According to the FTC, the vast majority of the violations of the do-not-call rules involve “robocalls,” which are pre-recorded phone messages that companies send to thousands of phones at the same time. Some companies continue to make robocalls to people who have signed up for the Do Not Call Registry, using fake “caller IDs” that make them hard to identify or trace. These calls might be scams.
Michael Benardo, manager of the FDIC’s Financial Crimes Section, explained one scam involving a pre-recorded message supposedly from a financial institution or a government agency, describing some “urgent” matter. “If you return the call, you might be asked a series of personal questions using the touch-tone keypad on your telephone. The information you are asked to provide, such as account numbers, personal identification numbers (PINs), birth dates, and passwords, can be used to access to your bank account or commit identity theft,” said Benardo.
He added, “Your financial institution or a government agency would never contact you asking for such information. When in doubt, call your institution or the government agency that the call is supposedly from by using a phone number that you know or that you find, not the number in the message.”
Because it may be difficult to get your money back, remember the following:
If you get a robocall, hang up. Don’t press “1” to speak to a live operator and don’t press any other number to (supposedly) get your phone number off a call list. Doing so will probably just lead to more robocalls.

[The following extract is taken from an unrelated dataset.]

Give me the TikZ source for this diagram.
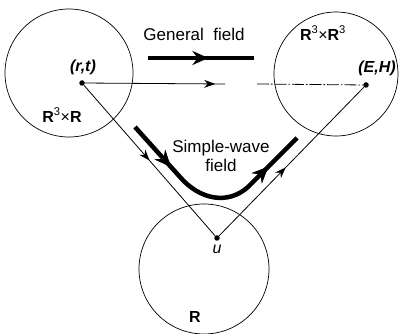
\documentclass[tikz,border=0pt]{standalone}
\usepackage{fontspec}
\setmainfont{Liberation Sans}
\usetikzlibrary{arrows.meta,decorations.markings}
\begin{document}
\begin{tikzpicture}[x=1pt,y=-1pt,
  ring/.style={circle,draw,line width=0.7pt,minimum size=#1,inner sep=0pt},
  dotnode/.style={circle,fill,minimum size=5.5pt,inner sep=0pt},
  thin/.style={line width=0.8pt},
  thick arrow/.style={line width=4.5pt},
  midthin/.style={postaction={decorate},decoration={markings,mark=at position #1 with {\arrow{Stealth[length=11pt,width=8pt]}}}},
  midthick/.style={postaction={decorate},decoration={markings,mark=at position #1 with {\arrow{Stealth[length=16pt,width=14pt]}}}},
  lbl/.style={font=\fontsize{16}{18}\selectfont,inner sep=0pt},
  biglbl/.style={font=\fontsize{17}{19}\selectfont,inner sep=0pt}
]
\useasboundingbox (0,0) rectangle (402,334);
% circles
\node[ring=128pt] (C1) at (69,73) {};
\node[ring=124pt] (C2) at (336,74) {};
\node[ring=130pt] (C3) at (204,269) {};
% points
\node[dotnode] (rt) at (82,83) {};
\node[dotnode] (EH) at (366,85) {};
\node[dotnode] (u) at (217,238) {};
\coordinate (h1) at (225,84);
\coordinate (h2) at (257,84);
% labels
\node[lbl] (lrt) at (83,67) {\textbf{\textit{(r,t)}}};
\node[lbl] (lEH) at (377,68) {\textbf{\textit{(E,H)}}};
\node[lbl] (lR3R) at (62,115) {\textbf{R}\textsuperscript{3}×\textbf{R}};
\node[lbl] (lR3R3) at (323,33) {\textbf{R}\textsuperscript{3}×\textbf{R}\textsuperscript{3}};
\node[lbl] (lu) at (217,249) {\textit{u}};
\node[lbl] (lR) at (195,317) {\textbf{R}};
\node[biglbl] (lgen) at (194,34) {General\ \ field};
\node[biglbl,align=center] (lsw) at (221,156) {Simple-wave\\field};
% thin connectors
\draw[thin,midthin=0.5] (rt) -- (u);
\draw[thin,midthin=0.46] (u) -- (EH);
\draw[thin,midthin=0.93] (rt) -- (h1);
\draw[thin,dash pattern=on 12pt off 2pt on 1.5pt off 2pt] (h2) -- (EH);
% thick arrows
\coordinate (g1) at (148,58);
\coordinate (g2) at (254,58);
\draw[thick arrow,midthick=0.57] (g1) -- (g2);
\coordinate (s1) at (135,127);
\coordinate (s2) at (297,138);
\draw[thick arrow,midthick=0.25,midthick=0.81] (s1) -- (180,177) .. controls (200,200) and (228,205) .. (248,187) -- (s2);
\end{tikzpicture}
\end{document}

Never give out personal identification information over the phone unless you initiate the call and know the other party is reputable. This includes bank account and credit card numbers, Social Security numbers, account passwords and PIN numbers.
Thoroughly check out any offer before agreeing to it. Always ask for key details in writing. Carefully read all applications and contracts so that you understand your potential costs, risks and requirements. You also can research an offer with help from your state or local consumer protection agency (start at www.usa.gov/directory/stateconsumer) or your state Attorney General’s office (http://www.naag.org/naag/attorneys-general/whos-my-ag.php).
Assume that any offer that “sounds too good to be true” — especially one from a stranger or an unfamiliar company — is probably a fraud. “Common examples of scams include fake lottery winnings, bogus job offers, and promises of an investment paying significantly above market rates,” said Kathryn Weatherby, a fraud examination specialist for the FDIC.
Resist pressure to make a decision immediately. Here are a few red flags that can help you spot a scam:
- You’re told to send money or provide bank account information before you receive anything in return;
- You sense a reluctance on the part of the caller to answer questions or provide written information; and
- You’re told you already agreed to pay money but you don’t remember that.
If you think you’re a victim, file a complaint with the FTC (at www.ftc.gov/complaint or toll-free at 1-877-382-4357) and with your police. For more tips on topics like reducing robocalls, avoiding phone scams and stopping unwanted mail and calls, start at the FTC’s Web site (www.ftc.gov).